Quei monaci comunicavano che la vita dovrebbe essere solo e unicamente una risata. E non ridevano di qualcosa in particolare: si limitavano a ridere. Ma il piccolo racconto non è finito, manca ancora la parte più interessante. Senza usare una sola parola quel religioso diffondeva una gioia infinita.

Così accadde che con il passare degli anni invecchiarono e uno di loro morì. L’intero villaggio, dove si trovavano, si chiedeva quale sarebbe stata la reazione degli altri due: almeno in quella circostanza era logico aspettarsi che avrebbero pianto. Il villaggio si riunì, ma i due monaci superstiti, accanto al cadavere del loro amico, ridevano, e ridevano a crepapelle. Gli abitanti del villaggio esterrefatti avvicinandosi chiesero: «Spiegateci perché ridete». Così per la prima volta parlarono: «Ridiamo perché quest’uomo ha vinto. Ci siamo sempre interrogati su chi tra noi sarebbe morto per primo, e lui ci ha battuti. Stiamo ridendo della nostra sconfitta e della sua vittoria. Inoltre, ha vissuto con noi così tanti anni, insieme abbiamo riso e ci siamo divertiti.»

Non potrebbe esistere un addio migliore: possiamo solo ridere!

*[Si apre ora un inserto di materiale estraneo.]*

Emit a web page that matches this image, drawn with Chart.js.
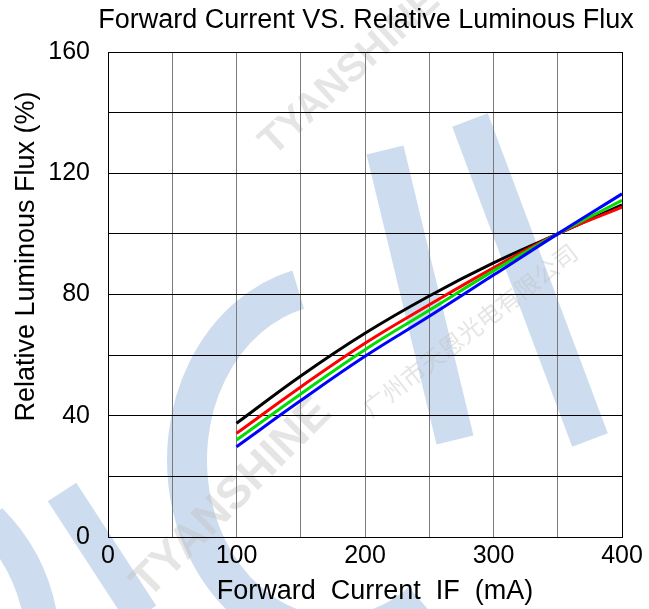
<!DOCTYPE html>
<html>
<head>
<meta charset="utf-8">
<script src="https://cdn.jsdelivr.net/npm/chart.js@4.4.0/dist/chart.umd.min.js"></script>
<style>
    html, body { margin: 0; padding: 0; background: #fff; }
    canvas { display: block; }
</style>
</head>
<body>
<canvas id="chartFlux" width="649" height="609"></canvas>
<script>
const currents = [100, 150, 200, 250, 300, 350, 400];
const fluxBlack = [37.5, 53.1, 67.2, 79.5, 90.4, 100, 109.6];
const fluxRed = [34.2, 49.5, 63.9, 76.6, 88.8, 100, 108.8];
const fluxGreen = [32.0, 47.2, 61.8, 74.8, 87.8, 100, 111.1];
const fluxBlue = [29.8, 45.0, 59.6, 72.8, 86.4, 100, 113.2];
const xTicks = [0, 100, 200, 300, 400];
const yTicks = [0, 40, 80, 120, 160];

const chartTitle = 'Forward Current VS. Relative Luminous Flux';
const xTitle = 'Forward  Current  IF  (mA)';
const yTitle = 'Relative Luminous Flux (%)';
const fontFamily = '"Liberation Sans", Arial, sans-serif';

// faint company watermark behind the grid
const watermark = {
    id: 'watermark',
    beforeDraw(chart) {
        const c = chart.ctx;
        c.save();
        c.fillStyle = '#ffffff';
        c.fillRect(0, 0, chart.width, chart.height);

        c.strokeStyle = 'rgba(172, 198, 228, 0.6)';
        c.lineWidth = 40;
        c.beginPath();
        c.ellipse(335, 460, 148, 176, 0, 1.42 * Math.PI, 0.3 * Math.PI, true);
        c.stroke();

        c.lineWidth = 34;
        c.beginPath();
        c.moveTo(62, 492);
        c.lineTo(142, 615);
        c.stroke();
        c.beginPath();
        c.moveTo(-10, 520);
        c.quadraticCurveTo(30, 560, 40, 615);
        c.stroke();

        c.lineWidth = 38;
        c.beginPath();
        c.moveTo(385, 150);
        c.lineTo(455, 440);
        c.stroke();
        c.beginPath();
        c.moveTo(470, 120);
        c.lineTo(590, 440);
        c.stroke();

        c.fillStyle = 'rgba(190, 190, 190, 0.4)';
        c.textAlign = 'center';
        c.textBaseline = 'middle';
        c.font = 'bold 46px ' + fontFamily;
        c.save();
        c.translate(232, 498);
        c.rotate(-Math.PI / 4);
        c.fillText('TYANSHINE', 0, 0);
        c.restore();
        c.save();
        c.font = 'bold 40px ' + fontFamily;
        c.translate(350, 72);
        c.rotate(-0.74);
        c.fillText('TYANSHINE', 0, 0);
        c.restore();
        c.save();
        c.font = '24px "Noto Sans CJK SC", sans-serif';
        c.translate(470, 330);
        c.rotate(-0.66);
        c.fillText('广州市天恩光电有限公司', 0, 0);
        c.restore();
        c.restore();
    }
};

// titles drawn at the positions used in the source figure
const titles = {
    id: 'titles',
    afterDraw(chart) {
        const c = chart.ctx;
        const area = chart.chartArea;
        c.save();
        c.fillStyle = '#000';
        c.font = '27px ' + fontFamily;
        c.textAlign = 'center';
        c.textBaseline = 'alphabetic';
        c.fillText(chartTitle, (area.left + area.right) / 2 + 1, 28);
        c.fillText(xTitle, (area.left + area.right) / 2 + 10, area.bottom + 62);
        c.translate(34, (area.top + area.bottom) / 2 - 38);
        c.rotate(-Math.PI / 2);
        c.fillText(yTitle, 0, 0);
        c.restore();
    }
};

const lineSet = (data, color) => ({
    data: currents.map((x, i) => ({ x: x, y: data[i] })),
    borderColor: color,
    borderWidth: 3,
    pointRadius: 0,
    fill: false,
    tension: 0.4
});

new Chart(document.getElementById('chartFlux'), {
    type: 'line',
    data: {
        datasets: [
            lineSet(fluxBlue, '#0000ff'),
            lineSet(fluxGreen, '#00dd00'),
            lineSet(fluxRed, '#ff0000'),
            lineSet(fluxBlack, '#000000')
        ]
    },
    plugins: [watermark, titles],
    options: {
        responsive: false,
        animation: false,
        layout: {
            padding: { top: 52, right: 27, left: 0, bottom: 0 }
        },
        plugins: {
            legend: { display: false },
            tooltip: { enabled: false }
        },
        scales: {
            x: {
                type: 'linear',
                min: 0,
                max: 400,
                afterFit: scale => { scale.height = 72; },
                afterBuildTicks: scale => {
                    scale.ticks = [];
                    for (let v = 0; v <= 400; v += 50) scale.ticks.push({ value: v });
                },
                ticks: {
                    autoSkip: false,
                    maxRotation: 0,
                    padding: 4,
                    color: '#000',
                    font: { size: 25, family: fontFamily },
                    callback: v => xTicks.includes(v) ? String(v) : ''
                },
                grid: {
                    drawTicks: false,
                    color: ctx => (ctx.tick && (ctx.tick.value === 0 || ctx.tick.value === 400)) ? '#000' : '#7a7a7a',
                    lineWidth: 1
                },
                border: { color: '#000', width: 1 }
            },
            y: {
                min: 0,
                max: 160,
                afterFit: scale => { scale.width = 108; },
                afterBuildTicks: scale => {
                    scale.ticks = [];
                    for (let v = 0; v <= 160; v += 20) scale.ticks.push({ value: v });
                },
                ticks: {
                    autoSkip: false,
                    padding: 18,
                    color: '#000',
                    font: { size: 25, family: fontFamily },
                    callback: v => yTicks.includes(v) ? String(v) : ''
                },
                grid: {
                    drawTicks: false,
                    color: '#000',
                    lineWidth: 1
                },
                border: { color: '#000', width: 1 }
            }
        }
    }
});
</script>
</body>
</html>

L’intero villaggio era comunque affranto, ma poi si accorsero che non solo quei due stavano divertendosi, ma sembrava che sorridesse anche il terzo, il monaco morto. Prima di lasciare il corpo aveva detto ai suoi confratelli: «Non cambiatemi le vesti!» (al tempo quando un uomo moriva, si usava lavarne il corpo e gli venivano cambiati gli abiti). «Non lavatemi, perché sono sempre stato pulito. Ho riso tanto nella mia vita, che nessuna impurità si è mai accumulata in me, addirittura non sono mai stato toccato da impurità. Non ho raccolto polvere: la risata è sempre giovane, fresca e pulita. Per cui, non mi lavate e non cambiatemi le vesti!» Per rispetto delle sue ultime volontà, dunque, non gli cambiarono l’abito. E quando il corpo del monaco fu posto sulla pira funebre per essere bruciato, si accorsero d’improvviso che nei vestiti aveva nascosto dei fuochi d’artificio.

L’esplosione dei fuochi fece ridere l’intero villaggio tanto che i due monaci rimasti esclamarono: “Anche da morto ti sei fatto un’ultima risata!”.

Cari lettori esiste una risata cosmica, allorché si comprende che la vita è un grande gioco divino. È la risata più elevata: solo un Buddha può ridere in quel modo. E quei tre monaci dovevano essere stati tre Buddha.

Ci auguriamo che questo breve racconto vi dia la forza di affrontare e superare ogni difficoltà, apprezzando sempre la vita come il dono più grande ricevuto.